Comparing the egregor of Orthodoxy with the egregors of Islam and Calvinism, Judaism and the Vatican’s papacy, Daniel Andreev writes: “The egregor of Russian Orthodoxy was inert, amorphous, non-aggressive, weak. Long time ago, the Church got the position of an ally of the state national-militant government, later this position was lowered to a position of the government’s assistant, then – the government’s servant, and finally – the slave of the nationalist government.” Daniil Andreev, “The Rose of the World”, Moscow, Eksmo, 2008, p. 354.

What became of the Orthodox Church in the series of falling from the position of the ally of the tsar to the position of the slave of the aggressive statehood, bitten into heart and mind by the poisonous national chauvinism? The unstoppable formation of the egregore of slave’s mindset and poverty was fueled by this fear that made Russian church debase from the leader of spirituality to a beggar in need of state’s protection. But who likes beggars and needy?

In the fourth book of War and Peace, in the salon of Elena Kuragina, among her guests we see a Polish Catholic prelate, but in this type of social gathering you will never meet a Russian priest. And after murder of Philip II, the post of Archbishop would be never occupied by the representative of enlightened and educated aristocracy. Gradually, the priest would be nicknamed a “pop” and his wife would be called by a mocking name “papadya”.  The Russian Orthodox Church would become a church of the poor and disadvantaged, and in return, the growing egregor of slavish poverty began to shape the image of the people, and destructive tendencies — alcoholism, theft and lies and submissiveness become the problems of modern days Russia. Old Believers who paid the price for their independent spirit, may have their set of problems, but they managed to stay independent in spirit and mind and actions!
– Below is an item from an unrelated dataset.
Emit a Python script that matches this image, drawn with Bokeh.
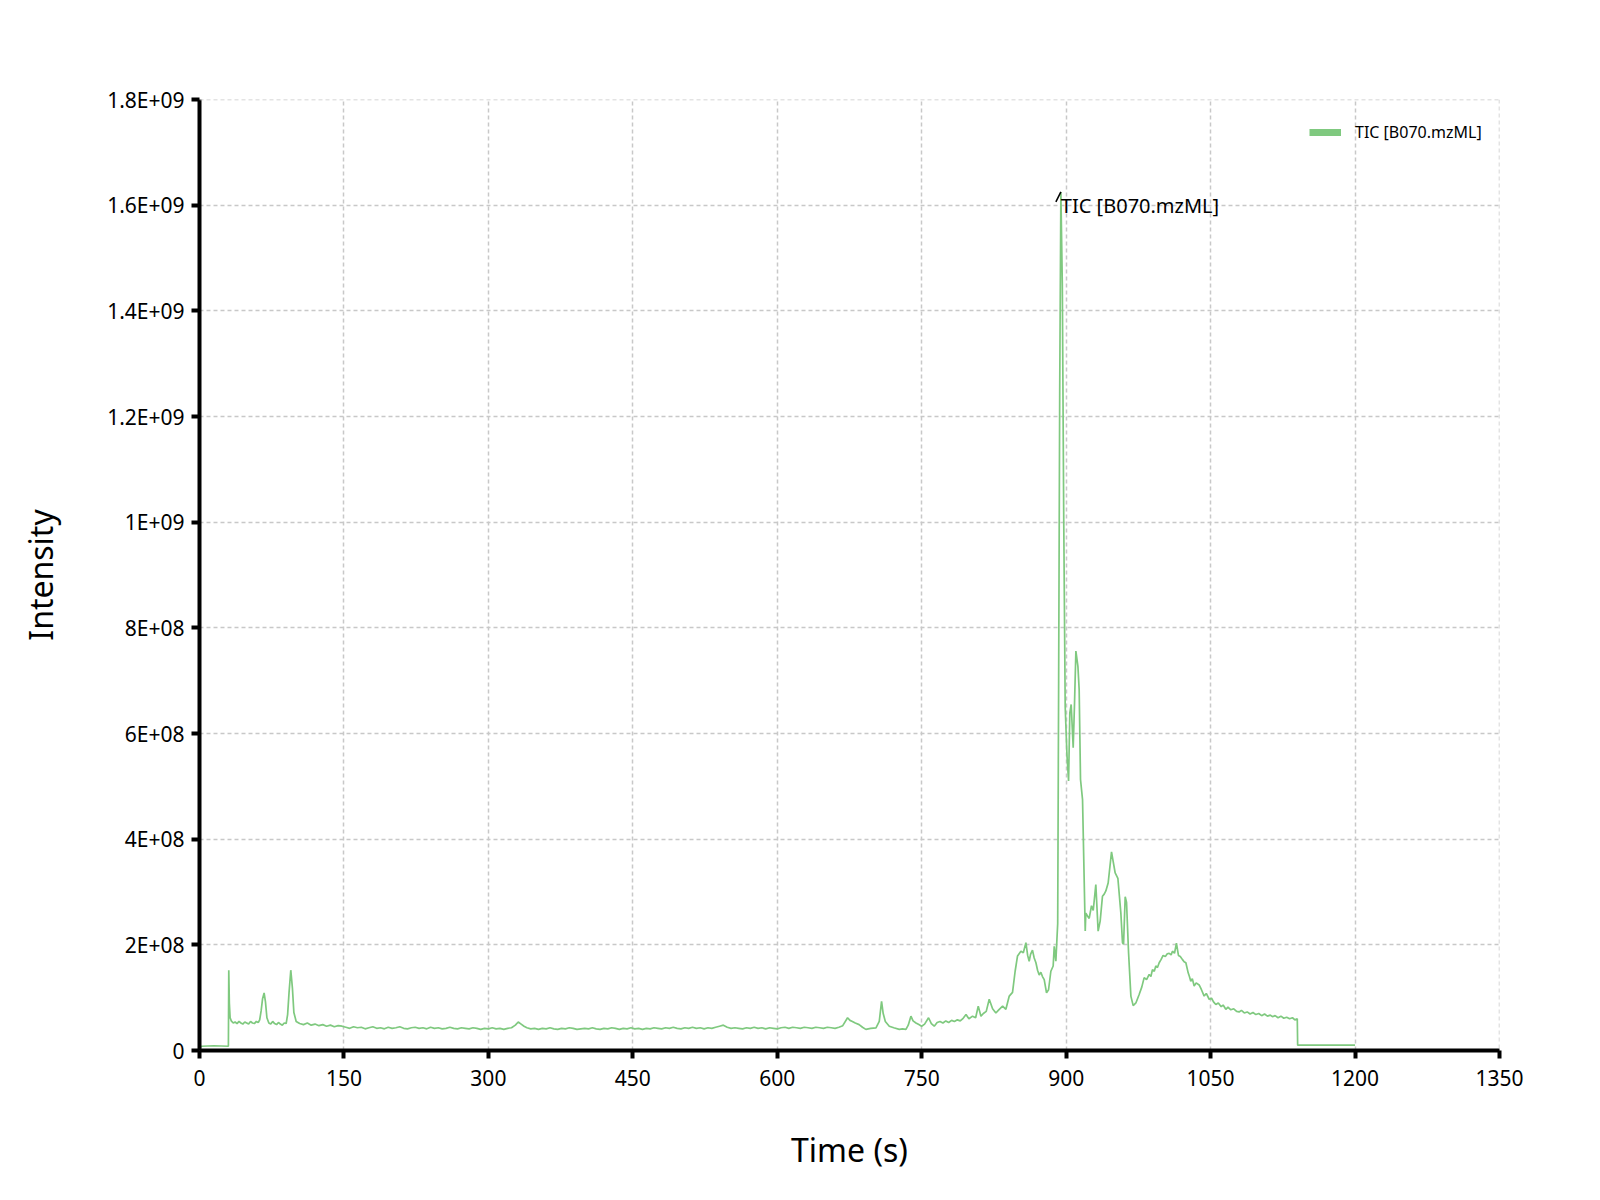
import numpy as np
from bokeh.plotting import figure
from bokeh.models import Range1d, FixedTicker, Legend, LegendItem, Span
from bokeh.core.properties import value
from bokeh.embed import file_html
from bokeh.resources import INLINE

# TIC chromatogram: time in s, intensity in units of 1e6
scan_time = [
    0, 2, 15, 30, 30.4, 31.0, 31.8, 33, 35, 37, 39, 41, 43, 45, 47, 49, 51, 53, 55, 57, 59, 61,
    62.5, 64, 65.5, 67.1, 68.5, 70, 72, 74, 76, 78, 80, 82, 84, 86, 88, 90, 91.5, 93, 94.8, 96.5,
    98, 100.4,
    104, 108, 112, 116, 120, 124, 128, 132, 136, 140, 144, 148,
    152, 156, 160, 164, 168, 172, 176, 180, 184, 188, 192, 196, 200, 204, 208, 212, 216, 220,
    224, 228, 232, 236, 240, 244, 248, 252, 256, 260, 264, 268, 272, 276, 280, 284, 288, 292,
    296, 300, 304, 308, 312, 316, 320,
    324, 328, 331, 334, 337, 340,
    344, 348, 352, 356, 360, 364, 368, 372, 376, 380, 384, 388, 392, 396, 400, 404, 408, 412,
    416, 420, 424, 428, 432, 436, 440, 444, 448, 452, 456, 460, 464, 468, 472, 476, 480, 484,
    488, 492, 496, 500, 504, 508, 512, 516, 520, 524, 528, 532, 536, 540, 544, 548, 552, 556,
    560, 564, 568, 572, 576, 580, 584, 588, 592, 596, 600, 604, 608, 612, 616, 620, 624, 628,
    632, 636, 640, 644, 648, 652, 656, 660,
    664, 668, 673, 675.5, 678, 681, 685, 688.5, 692, 697, 702.5, 705.9, 708.3, 710, 712.2,
    716.3, 721, 726.7, 730, 733.6, 736, 738.8, 741, 744, 747, 749.9, 753, 757.1, 760, 763, 766,
    769, 772, 775, 778, 781, 784, 787, 790, 793, 796, 799, 802.8, 806, 808.7, 811.5, 814, 817,
    820.1, 823.6, 827, 830, 834, 837.4, 840.9, 844.3, 847, 849.5, 853, 855.5, 858.2, 860,
    861.6, 863, 865, 866.8, 868.6, 870.3, 872, 873.7, 875.4, 877.2, 879.6, 881.7, 884.1, 886.5,
    887.6, 889.3, 890.4, 891.2, 892.2, 893.3, 894.5, 896, 897.5, 899, 900.8, 902.5, 903.8,
    905.2, 907.3, 908.7, 910.1, 912.2, 913.5, 914.9, 917, 919.8, 920.4, 922, 923.9, 926.3,
    928.1, 930.8, 933.2, 935.3, 937.7, 939.5, 941.2, 943.6, 947.1, 948.8, 950.9, 953.7, 956.8,
    958.5, 959.6, 961.3, 962.7, 964.8, 967.2, 969.6, 972.4, 975.8, 978.5, 981, 983.5, 986.2,
    988, 989.6, 991.5, 993.1, 994.8, 996.6, 998.5, 1000.7, 1003, 1005, 1007, 1009, 1010.4,
    1012.5, 1014.5, 1016.6, 1018.5, 1020.8, 1022.5, 1024.3, 1026.7, 1028, 1029.4, 1031, 1032.9,
    1035, 1038.1, 1040.5, 1043.3, 1045.5, 1048.5, 1051, 1053, 1055.4, 1058, 1061, 1063, 1065.8,
    1068, 1071, 1074, 1077, 1079.6, 1082, 1085, 1088, 1091, 1094, 1097, 1100, 1103, 1106, 1109,
    1112, 1114.2, 1117, 1120, 1123, 1126, 1129, 1132, 1135, 1137.5, 1140, 1140.4, 1200,
]
tic_e6 = [
    4, 8, 9, 8, 152, 90, 62, 56, 52, 54, 51, 55, 52, 50, 54, 52, 50, 55, 52, 51, 55, 53,
    58, 75, 98, 109, 92, 62, 52, 50, 55, 51, 49, 53, 50, 48, 52, 51, 68, 110, 152, 118,
    72, 55,
    51, 49, 52, 48, 50, 47, 49, 46, 48, 45, 47, 46,
    44, 42, 45, 43, 44, 41, 43, 45, 42, 43, 41, 44, 42, 43, 45, 42, 41, 43,
    44, 42, 43, 41, 44, 42, 43, 41, 42, 44, 42, 41, 43, 42, 41, 43, 42, 40,
    42, 41, 43, 41, 42, 40, 42,
    43, 48, 54, 50, 46, 43,
    41, 42, 40, 42, 41, 43, 41, 40, 42, 41, 43, 42, 40, 41, 42, 41, 43, 41,
    40, 42, 41, 43, 42, 40, 42, 41, 43, 41, 42, 40, 42, 41, 43, 42, 41, 43,
    42, 44, 42, 41, 43, 42, 44, 42, 43, 41, 43, 42, 44, 46, 48, 44, 42, 43,
    42, 41, 43, 42, 44, 42, 43, 41, 43, 42, 41, 43, 44, 42, 44, 43, 42, 44,
    43, 42, 44, 43, 42, 44, 43, 42,
    44, 47, 62, 57, 55, 52, 49, 44, 40, 42, 43, 55, 93, 70, 55,
    46, 43, 40, 41, 40, 48, 65, 56, 52, 49, 46, 50, 62, 51, 46, 53,
    55, 52, 56, 53, 57, 55, 58, 56, 61, 68, 60, 65, 62, 84, 65, 70, 74,
    97, 79, 71, 77, 84, 78, 103, 110, 150, 179, 188, 185, 204, 180,
    169, 182, 190, 175, 166, 152, 143, 148, 140, 134, 109, 115, 150, 160,
    197, 169, 210, 240, 700, 1250, 1625, 1450, 1000, 650, 560, 510, 639,
    655, 573, 658, 756, 727, 683, 513, 475, 226, 260, 255, 250, 274,
    265, 314, 226, 245, 292, 296, 302, 317, 376, 358, 336, 326, 260,
    204, 201, 291, 280, 185, 103, 85, 90, 106, 120, 138, 134, 144,
    140, 153, 150, 160, 157, 166, 172, 180, 178, 183, 184, 181, 188,
    184, 203, 180, 178, 172, 168, 166, 147, 140, 131, 136, 122,
    128, 124, 115, 103, 108, 97, 99, 92, 87, 90, 83, 86, 78,
    82, 77, 79, 74, 73, 76, 71, 73, 69, 72, 68, 70, 66, 69, 65,
    67, 64, 66, 62, 65, 61, 63, 60, 62, 58, 60, 10, 10,
]
series_name = "TIC [B070.mzML]"

x_ticks = [0, 150, 300, 450, 600, 750, 900, 1050, 1200, 1350]
y_ticks = [0, 2e8, 4e8, 6e8, 8e8, 1e9, 1.2e9, 1.4e9, 1.6e9, 1.8e9]
y_tick_labels = ["0", "2E+08", "4E+08", "6E+08", "8E+08", "1E+09",
                 "1.2E+09", "1.4E+09", "1.6E+09", "1.8E+09"]

GREEN = "#7fc97f"
FONT = "Noto Sans"
GRID = "#c8c8c8"

t = np.array(scan_time, dtype=float)
tic = np.array(tic_e6, dtype=float) * 1e6

p = figure(frame_width=1300, frame_height=951,
           min_border_left=199, min_border_right=85,
           min_border_top=99, min_border_bottom=130,
           x_range=Range1d(0, 1350), y_range=Range1d(0, 1.8e9),
           output_backend="svg", toolbar_location=None, tools="")
p.outline_line_color = None
p.background_fill_color = "white"
p.border_fill_color = "white"

line = p.line(t, tic, line_color=GREEN, line_width=1.7)

# peak label at the apex
i_max = int(np.argmax(tic))
px_to_s = 1350 / 1300
px_to_int = 1.8e9 / 951
p.segment(x0=[t[i_max] - 5 * px_to_s], y0=[tic[i_max] - 10 * px_to_int],
          x1=[t[i_max]], y1=[tic[i_max]], line_color="black", line_width=1.5)
p.text(x=[t[i_max]], y=[tic[i_max]], text=[series_name],
       text_font=value(FONT), text_font_size="20px", text_color="black",
       text_align="left", text_baseline="top")

# legend swatch: a thick line renderer carrying a single point (draws nothing itself)
legend_line = p.line(t[:1], tic[:1], line_color=GREEN, line_width=7)
legend = Legend(items=[LegendItem(label=series_name, renderers=[legend_line])],
                location=(1110, 907), margin=0, padding=0,
                border_line_color=None, background_fill_alpha=0,
                glyph_width=32, glyph_height=20, label_height=20,
                label_standoff=14, label_text_font=FONT,
                label_text_font_size="16px", label_text_color="black")
p.add_layout(legend)

for ax in (p.xaxis[0], p.yaxis[0]):
    ax.axis_line_width = 4
    ax.axis_line_color = "black"
    ax.major_tick_line_width = 4
    ax.major_tick_line_color = "black"
    ax.major_tick_in = 0
    ax.major_tick_out = 8
    ax.minor_tick_line_color = None
    ax.major_label_text_font = FONT
    ax.major_label_text_font_size = "21px"
    ax.major_label_text_color = "black"
    ax.axis_label_text_font = FONT
    ax.axis_label_text_font_size = "32px"
    ax.axis_label_text_font_style = "normal"
    ax.axis_label_text_color = "black"

p.xaxis.ticker = FixedTicker(ticks=x_ticks)
p.yaxis.ticker = FixedTicker(ticks=y_ticks)
p.yaxis.major_label_overrides = {v: s for v, s in zip(y_ticks, y_tick_labels)}
p.xaxis.axis_label = "Time (s)"
p.yaxis.axis_label = "Intensity"
p.xaxis.major_label_standoff = 11
p.yaxis.major_label_standoff = 7
p.xaxis.axis_label_standoff = 39
p.yaxis.axis_label_standoff = 42

p.xgrid.ticker = FixedTicker(ticks=x_ticks)
p.ygrid.ticker = FixedTicker(ticks=y_ticks)
for g in (p.xgrid[0], p.ygrid[0]):
    g.grid_line_color = GRID
    g.grid_line_width = 1.5
    g.grid_line_dash = "4 3"

# grid lines at the far ends of both ranges (the Grid skips the range bounds)
p.add_layout(Span(location=x_ticks[-1], dimension="height", line_color=GRID,
                  line_width=1.5, line_dash="4 3"))
p.add_layout(Span(location=y_ticks[-1], dimension="width", line_color=GRID,
                  line_width=1.5, line_dash="4 3"))

open("out.html", "w").write(file_html(p, INLINE))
Vasili Surikov well-known painting  “Boyarina Morozova” shows a dishonored noble woman’s trip to be isolated and  punished by ruling powers. Pay attention to a detail:  on the right corner of this painting, there are two beggars, one is asking alms from the arrested person. The other one supports the Morozova. He looks at her stretched hand with lifted two fingers. The beggar lifts also his two fingers, but does it not so fearlessly as Morozova, still in his heart he admires her courageous gesture. Looking even more carefully, we see  a chain on him, he is not so much beggar, as “yurodivoy”, a fool, a jester. Russian jesters shared people’s poverty to the extreme, buying this way right to throw truth in any face he likes, in  tsar’s face as well. His support of Morozova expresses the painter’d ideas about Old Believers.